Cutting Tool Engineering reported on June 30 that Max Eickworth GmbH, a Bremen-Arsten manufacturer of aviation and aerospace components, integrated a Zimmermann FZP27 portal milling machine to expand production capability. The report said the CNC 5-axis gantry machine is used for large-volume aluminum or ureol components, has X-axis travel from 118.11 to 787.40 inches, Y-axis travel from 98.43 to 157.48 inches, Z-axis travel from 59.06 to 78.74 inches, a 24 kW spindle at 18,000 rpm, Heidenhain TNC7 control, and multiple 2-axis milling-head options. It also said the machine can support work from automotive 1:1 models to large aircraft parts, boat hulls, railcar components, prototypes, and production parts. For CNC buyers, the impact is that large-part machine selection must be proven with workpiece envelope, material, fixture and checking method, control/head configuration, prototype-versus-production intent, acceptance method, and service expectations before a model or platform is locked. RFQs for vertical turn-mill-grinding centers, gantry-type vertical platforms, and CNC vertical lathes need explicit proof requirements rather than relying only on nominal machine size.

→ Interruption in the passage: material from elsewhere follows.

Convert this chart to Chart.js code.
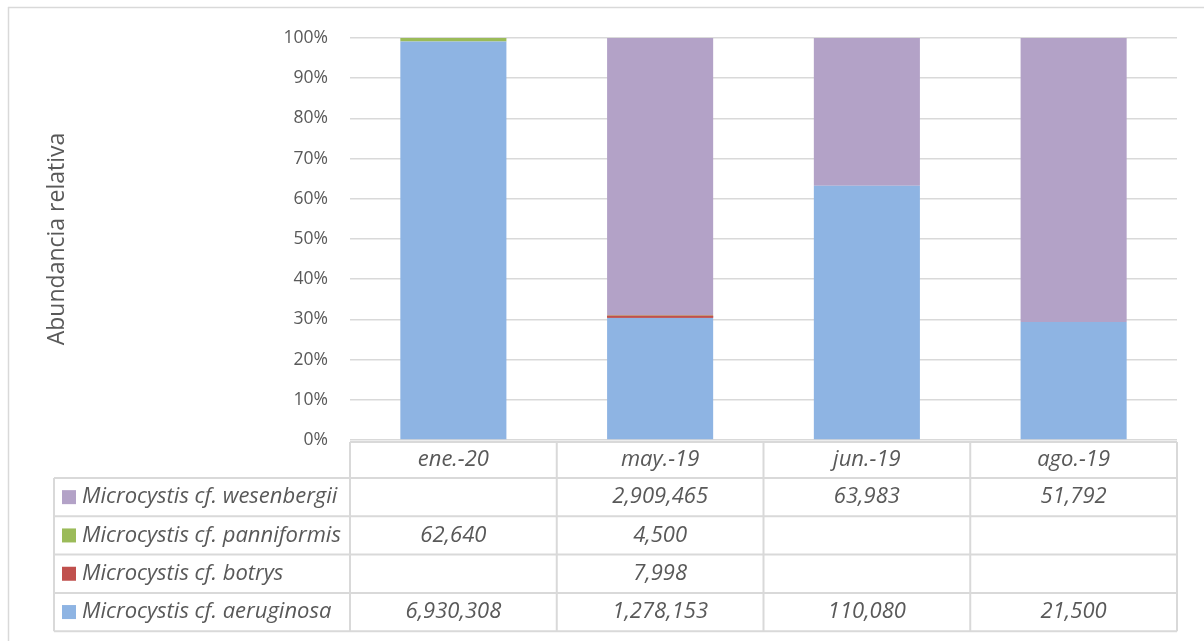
<!DOCTYPE html>
<html>
<head>
<meta charset="utf-8">
<script src="https://cdn.jsdelivr.net/npm/chart.js@4.4.1/dist/chart.umd.min.js"></script>
<style>
  html, body { margin: 0; padding: 0; background: #ffffff; }
  #wrap { position: relative; width: 1204px; height: 641px; }
</style>
</head>
<body>
<div id="wrap"><canvas id="c" width="1204" height="641"></canvas></div>
<script>
// Sampling dates (columns of the data table)
const categories = ['ene.-20', 'may.-19', 'jun.-19', 'ago.-19'];

// Cell counts per species (null = not recorded)
const aeruginosa  = [6930308, 1278153, 110080, 21500];
const botrys      = [null,    7998,    null,   null];
const panniformis = [62640,   4500,    null,   null];
const wesenbergii = [null,    2909465, 63983,  51792];

// Species labels and fill colours, bottom of the stack first
const speciesNames  = ['Microcystis cf. aeruginosa', 'Microcystis cf. botrys',
                       'Microcystis cf. panniformis', 'Microcystis cf. wesenbergii'];
const speciesColors = ['#8EB4E3', '#C0504D', '#9BBB59', '#B3A2C7'];
const speciesCounts = [aeruginosa, botrys, panniformis, wesenbergii];

const FONT = '"Open Sans", sans-serif';
const TEXT = '#595959';
const GRID = '#D9D9D9';

// Column totals -> relative abundance (%) for the 100% stack
const totals = categories.map((_, i) =>
  speciesCounts.reduce((s, arr) => s + (arr[i] || 0), 0));
const toPercent = arr => arr.map((v, i) => v === null ? null : v / totals[i] * 100);

const datasets = speciesNames.map((name, k) => ({
  label: name,
  data: toPercent(speciesCounts[k]),
  backgroundColor: speciesColors[k],
  borderWidth: 0,
  categoryPercentage: 1.0,
  barPercentage: 0.513,
  // keep the very thin botrys slice visible as a line
  minBarLength: k === 1 ? 2 : 0
}));

const fmt = v => (v === null || v === undefined) ? '' : v.toLocaleString('en-US');

// Frame, thin-slice overlay, and data table with legend keys under the plot
const tablePlugin = {
  id: 'dataTable',
  beforeDraw(chart) {
    const ctx = chart.ctx;
    ctx.save();
    ctx.strokeStyle = GRID;
    ctx.lineWidth = 1.5;
    ctx.beginPath();
    ctx.moveTo(8, 7.5); ctx.lineTo(1204, 7.5);
    ctx.moveTo(8.5, 7); ctx.lineTo(8.5, 641);
    ctx.stroke();
    ctx.restore();
  },
  afterDatasetsDraw(chart) {
    // draw the botrys bars again so they sit above the neighbouring slices
    const meta = chart.getDatasetMeta(1);
    meta.data.forEach(el => { if (!el.skip) el.draw(chart.ctx); });
  },
  afterDraw(chart) {
    const ctx = chart.ctx;
    const x = chart.scales.x;
    const area = chart.chartArea;
    const step = (area.right - area.left) / categories.length;
    const legendLeft = 54;
    const headerTop = area.bottom + 2;
    const headerBottom = headerTop + 36;
    const rowH = 38.3;
    const rows = speciesNames.length;
    const tableBottom = headerBottom + rows * rowH;

    ctx.save();
    ctx.strokeStyle = GRID;
    ctx.lineWidth = 2;
    ctx.beginPath();
    ctx.moveTo(area.left, headerTop); ctx.lineTo(area.right, headerTop);
    for (let r = 0; r <= rows; r++) {
      const y = headerBottom + r * rowH;
      ctx.moveTo(legendLeft, y); ctx.lineTo(area.right, y);
    }
    ctx.moveTo(legendLeft, headerBottom); ctx.lineTo(legendLeft, tableBottom);
    for (let c = 0; c <= categories.length; c++) {
      const cx = area.left + c * step;
      ctx.moveTo(cx, headerTop); ctx.lineTo(cx, tableBottom);
    }
    ctx.stroke();

    ctx.fillStyle = TEXT;
    ctx.font = 'italic 22px ' + FONT;
    ctx.textAlign = 'center';
    ctx.textBaseline = 'middle';
    categories.forEach((cat, i) => {
      ctx.fillText(cat, x.getPixelForValue(i), (headerTop + headerBottom) / 2);
    });

    // rows: top row is the top of the stack
    for (let r = 0; r < rows; r++) {
      const k = rows - 1 - r;
      const yMid = headerBottom + r * rowH + rowH / 2;
      ctx.fillStyle = speciesColors[k];
      ctx.fillRect(62, yMid - 7, 14, 14);
      ctx.fillStyle = TEXT;
      ctx.textAlign = 'left';
      ctx.fillText(speciesNames[k], 82, yMid);
      ctx.textAlign = 'center';
      speciesCounts[k].forEach((v, i) => {
        ctx.fillText(fmt(v), x.getPixelForValue(i), yMid);
      });
    }
    ctx.restore();
  }
};

new Chart(document.getElementById('c'), {
  type: 'bar',
  data: { labels: categories, datasets },
  plugins: [tablePlugin],
  options: {
    responsive: false,
    animation: false,
    layout: { padding: { left: 0, right: 27, top: 38, bottom: 201 } },
    plugins: { legend: { display: false }, tooltip: { enabled: false } },
    scales: {
      x: {
        stacked: true,
        display: false
      },
      y: {
        stacked: true,
        min: 0,
        max: 100,
        afterFit(scale) { scale.width = 350; },
        border: { display: false },
        grid: { color: GRID, lineWidth: 1.5, drawTicks: false },
        ticks: {
          stepSize: 10,
          padding: 22,
          color: TEXT,
          font: { family: FONT, size: 17.5 },
          callback: v => v + '%'
        },
        title: {
          display: true,
          text: 'Abundancia relativa',
          color: TEXT,
          font: { family: FONT, size: 23 },
          padding: { top: 44, bottom: 0 }
        }
      }
    }
  }
});
</script>
</body>
</html>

What this means for CNC buyers
For large-part CNC RFQs, include the workpiece envelope, material, target platform, prototype-versus-production intent, fixture and checking method, required head or turret configuration, control expectations, acceptance method, installation constraints, and service responsibilities before final model selection.
RFQ details to prepare
- Part drawing, sample photos, material, blank size, diameter, height, and weight.
- Current process route, number of setups, transfer points, clamping risks, and bottleneck operation.
- Required turning, milling, drilling, tapping, grinding, boring, inspection, or automation needs.
- Tolerance, surface finish, inspection method, target cycle time, annual quantity, and destination country.
- Preferred model range, factory space limits, loading method, packing, installation, and support expectations.